KuCard gives $USDC a cleaner payment use case by letting users spend stablecoins instead of volatile crypto assets.
The second angle is stablecoin utility. KuCard’s use of $USDC and 37 related trading pairs gives users a way to spend without pulling out BTC or ETH at checkout. That matters. Nobody wants to buy lunch with an asset that might move 5% before dinner. Yes, this partly contradicts the usual “crypto is for upside” framing. Bear with me. Distribution can change a market when people have a real reason to use the product. BTC traded near $46,000 around the January 11, 2024 U.S. spot bitcoin ETF launch, then rose above $73,000 in March 2024. KuCoin is applying a similar distribution idea to payments. Not ETFs.
Macroeconomic factors and crypto liquidity
Rates still matter. Better payment tools do not make crypto immune to liquidity cycles.
There is also a macro layer for BTC, ETH, COIN, and stablecoin liquidity. The next FOMC meeting is scheduled for June 16-17, 2026, and rate expectations can still decide whether crypto trades like a risk asset or an adoption story. I would separate the two here: KuCard may help usage, while rates may still crush appetite. A Mastercard rail does not magically protect $USDC demand from tighter liquidity. If rates stay high, investors may prefer cash-like yield over speculative rotation, even as payment use cases improve. Is that unfair to the product? Maybe. Markets are not fair.

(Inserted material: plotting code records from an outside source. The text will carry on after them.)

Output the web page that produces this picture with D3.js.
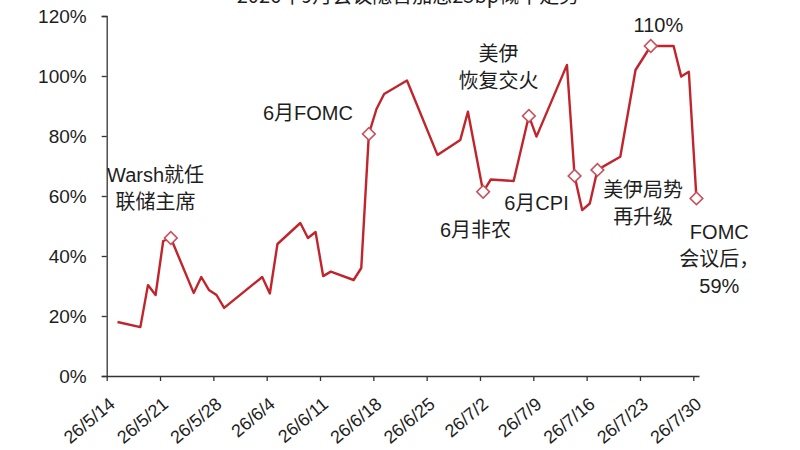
<!DOCTYPE html>
<html>
<head>
<meta charset="utf-8">
<script src="https://cdn.jsdelivr.net/npm/d3@7"></script>
<style>
  html, body { margin: 0; padding: 0; background: #fff; }
  svg { display: block; }
  text { font-family: "Liberation Sans", Arial, "Noto Sans CJK SC", sans-serif; fill: #1e1e1e; }
</style>
</head>
<body>
<svg id="chart" width="800" height="450"></svg>
<script>
// ---------- data ----------
const title = "2026年9月会议隐含加息25bp概率走势";
const dates = ["5/15","5/18","5/19","5/20","5/21","5/22","5/25","5/26","5/27","5/28","5/29",
  "6/3","6/4","6/5","6/8","6/9","6/10","6/11","6/12","6/15","6/16","6/17","6/18","6/19","6/22",
  "6/26","6/29","6/30","7/2","7/3","7/6","7/8","7/9","7/13","7/14","7/15","7/16","7/17",
  "7/20","7/22","7/23","7/24","7/27","7/28","7/29","7/30"];
const values = [18,16.3,30.3,27,45,46,27.7,33,28.7,27,22.7,
  33,27.5,44,51,46,48,33.3,34.8,32,36,80.7,89,94,98.5,
  73.7,78.7,88.1,61.4,65.5,65,86.7,79.8,103.7,66.7,55.3,57.5,68.7,
  73.1,102,106,110,110,99.8,101.4,59.2];
const markerDates = ["5/22","6/17","7/2","7/8","7/14","7/17","7/24","7/30"];
const yTicks = [0,20,40,60,80,100,120];
const xTickLabels = ["26/5/14","26/5/21","26/5/28","26/6/4","26/6/11","26/6/18","26/6/25",
  "26/7/2","26/7/9","26/7/16","26/7/23","26/7/30"];
const annotations = [
  {lines:["Warsh就任","联储主席"], date:"5/20", value:67},
  {lines:["6月FOMC"], date:"6/9", value:87.7},
  {lines:["美伊","恢复交火"], date:"7/4", value:107.3},
  {lines:["6月CPI"], date:"7/9", value:57.7},
  {lines:["6月非农"], date:"7/1", value:48.7},
  {lines:["110%"], date:"7/25", value:117},
  {lines:["美伊局势","再升级"], date:"7/23", value:62},
  {lines:["FOMC","会议后，","59%"], date:"8/2", value:48}
];

// ---------- helpers ----------
function toDate(s, hour) {
  const [m, d] = s.split("/").map(Number);
  return new Date(2026, m - 1, d, hour || 0);
}
function labelToDate(s) {
  const [y, m, d] = s.split("/").map(Number);
  return new Date(2000 + y, m - 1, d);
}
const OBS_HOUR = 10;
const data = dates.map((d, i) => ({date: toDate(d, OBS_HOUR), value: values[i], key: d}));

// ---------- layout ----------
const svg = d3.select("#chart");
const x = d3.scaleTime()
  .domain([new Date(2026, 4, 14), new Date(2026, 6, 30, 18)])
  .range([106.7, 699]);
const y = d3.scaleLinear().domain([0, 120]).range([376, 16]);

// title (cut off at top like reference)
svg.append("text")
  .attr("x", 408).attr("y", 3)
  .attr("text-anchor", "middle")
  .style("font-size", "20px")
  .style("font-family", "'Noto Sans CJK SC', sans-serif")
  .text(title);

// y axis
const yAxis = svg.append("g")
  .attr("transform", `translate(${x.range()[0]},0)`)
  .call(d3.axisLeft(y).tickValues(yTicks).tickFormat(d => d + "%").tickSize(5).tickPadding(15));
yAxis.selectAll("text").style("font-size", "19px").attr("fill", "#1e1e1e");
yAxis.selectAll("line, path").attr("stroke", "#333").attr("stroke-width", 1.3);

// x axis
const xTicks = xTickLabels.map(labelToDate);
const xAxis = svg.append("g")
  .attr("transform", `translate(0,${y(0)})`)
  .call(d3.axisBottom(x).tickValues(xTicks).tickSize(5).tickSizeOuter(0)
    .tickFormat((d, i) => xTickLabels[i]));
xAxis.selectAll("line, path").attr("stroke", "#333").attr("stroke-width", 1.3);
xAxis.selectAll("text")
  .style("font-size", "18px")
  .attr("fill", "#1e1e1e")
  .attr("text-anchor", "end")
  .attr("dy", 0)
  .attr("y", 0)
  .attr("transform", "translate(9,30) rotate(-40)");

// line
const line = d3.line().x(d => x(d.date)).y(d => y(d.value));
svg.append("path")
  .datum(data)
  .attr("fill", "none")
  .attr("stroke", "#c2242c")
  .attr("stroke-width", 2.4)
  .attr("stroke-linejoin", "round")
  .attr("d", line);

// markers
const markers = data.filter(d => markerDates.includes(d.key));
svg.append("g").selectAll("path")
  .data(markers)
  .join("path")
  .attr("d", d3.symbol(d3.symbolSquare).size(80))
  .attr("transform", d => `translate(${x(d.date)},${y(d.value)}) rotate(45)`)
  .attr("fill", "#fff")
  .attr("stroke", "#c9505a")
  .attr("stroke-width", 1.6);

// annotations
const ann = svg.append("g");
annotations.forEach(a => {
  const cx = x(toDate(a.date, OBS_HOUR));
  const cy = y(a.value);
  const t = ann.append("text")
    .attr("x", cx).attr("y", cy)
    .attr("text-anchor", "middle")
    .style("font-size", "20px");
  a.lines.forEach((ln, i) => {
    t.append("tspan")
      .attr("x", cx)
      .attr("y", cy + i * 27)
      .attr("dominant-baseline", "central")
      .text(ln);
  });
});
</script>
</body>
</html>
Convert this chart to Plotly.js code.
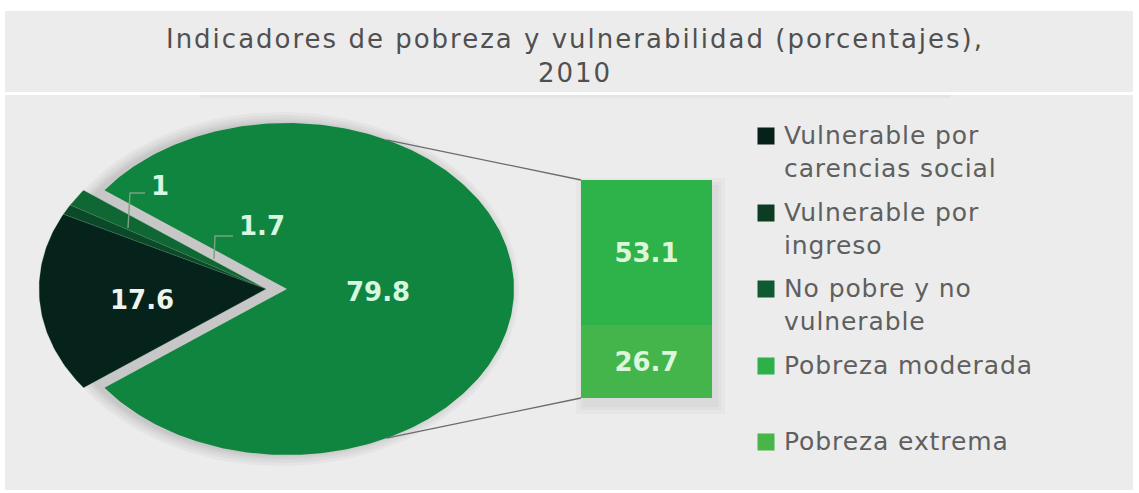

Understanding user behavior and product design
KuCoin’s product choice fits how Australians already move money into crypto accounts.
KuCoin’s Australia Market Report found that funding access was a “defining theme” for local crypto users. More than half use bank transfers to top up crypto accounts. Just over 40% use credit and debit cards. Less than a third use digital wallets. Less than a quarter use P2P trading. Those numbers explain KuCard better than any launch slogan. I’ll be honest: this is the cleanest part of the strategy. KuCoin is not asking Australians to learn a new payment habit. It is attaching crypto to cards, tap-and-pay, and mobile wallets they already use.
Industry perspectives on compliance and utility
Mastercard and KuCoin are both talking about KuCard as a tool for everyday spending, not speculation.
Christian Rau, Mastercard’s senior vice president of digital commercialization, said KuCard helps make crypto “truly usable in everyday life” by letting people spend digital assets at scale in a safe, secure, and compliant way. Pinch said it more plainly: “For everyday users, utility is the turning point.” That is the pitch. My read: this is deliberately boring language, and that is probably useful. Compliance comes first. Usage comes next. Moonshot price talk can wait. It is probably the tone regulators and mainstream users want to hear in 2026.
What this means
KuCoin’s Australia push suggests exchange competition is moving away from pure offshore liquidity and toward regulated local product ecosystems. For $USDC, the near term effect is clearer payment utility through KuCard, Mastercard, Apple Pay, and Google Pay. For COIN and other exchange-linked equities, the read-through is that compliance spending may become a valuation filter. For BTC and ETH, this is not a direct price catalyst. That distinction matters. It does support the adoption case, though: regulated rails can bring in users who are not sitting on trading desks all day.
The dates to watch are June 16-17, 2026, when the FOMC decision may reset risk appetite across BTC, ETH, COIN, and stablecoin flows. Also watch whether KuCard usage grows after the April 24, 2026 launch campaign and whether $USDC demand tied to the 37 trading pairs shows up in exchange liquidity. KuCoin’s source data does not include a technical level, so the cleaner market checkpoint is BTC’s reaction around the June FOMC window. If risk assets weaken while regulated payment adoption keeps growing, traders will get a useful test of whether crypto utility can hold up under macro pressure. I would not assume it can. But the test is coming.
FAQ
- What is KuCoin’s primary focus in Australia?
- KuCoin is focused on regulatory compliance and local growth, including products such as KuCard.
- What is the KuCard?
- KuCard is a Mastercard-linked virtual debit card that lets Australian users make crypto-backed purchases with $USDC wherever Mastercard is accepted.
- When was the KuCard launched?
- KuCoin announced KuCard on April 24, 2026.
- How does KuCoin handle regulatory compliance in Australia?
- KuCoin registered as a digital currency exchange with AUSTRAC in November 2025 and added local supervision in Australia.
- What stablecoin is mainly used with KuCard?
- KuCard mainly uses $USDC for transactions, with 37 related stablecoin trading pairs available.
- How does KuCoin’s strategy fit Australian user habits?
- KuCoin is tying crypto payments to familiar habits such as card spending, tap-and-pay, and mobile wallets, which its market report identified as common user behaviors.
- Why does AUSTRAC registration matter for KuCoin?
- AUSTRAC registration gives KuCoin formal oversight in Australia, access to a large consumer market, and a stronger compliance position.
- How does KuCard support crypto adoption?
- KuCard makes it easier to move from holding crypto to spending it on everyday purchases.
- What role does Mastercard play in KuCard?
- Mastercard gives KuCard access to its payment network, so users can make crypto-backed purchases wherever Mastercard is accepted.
- What macroeconomic factor could affect crypto liquidity?
- Interest rate expectations, especially around FOMC meetings, can affect whether crypto trades like a risk asset or an adoption story.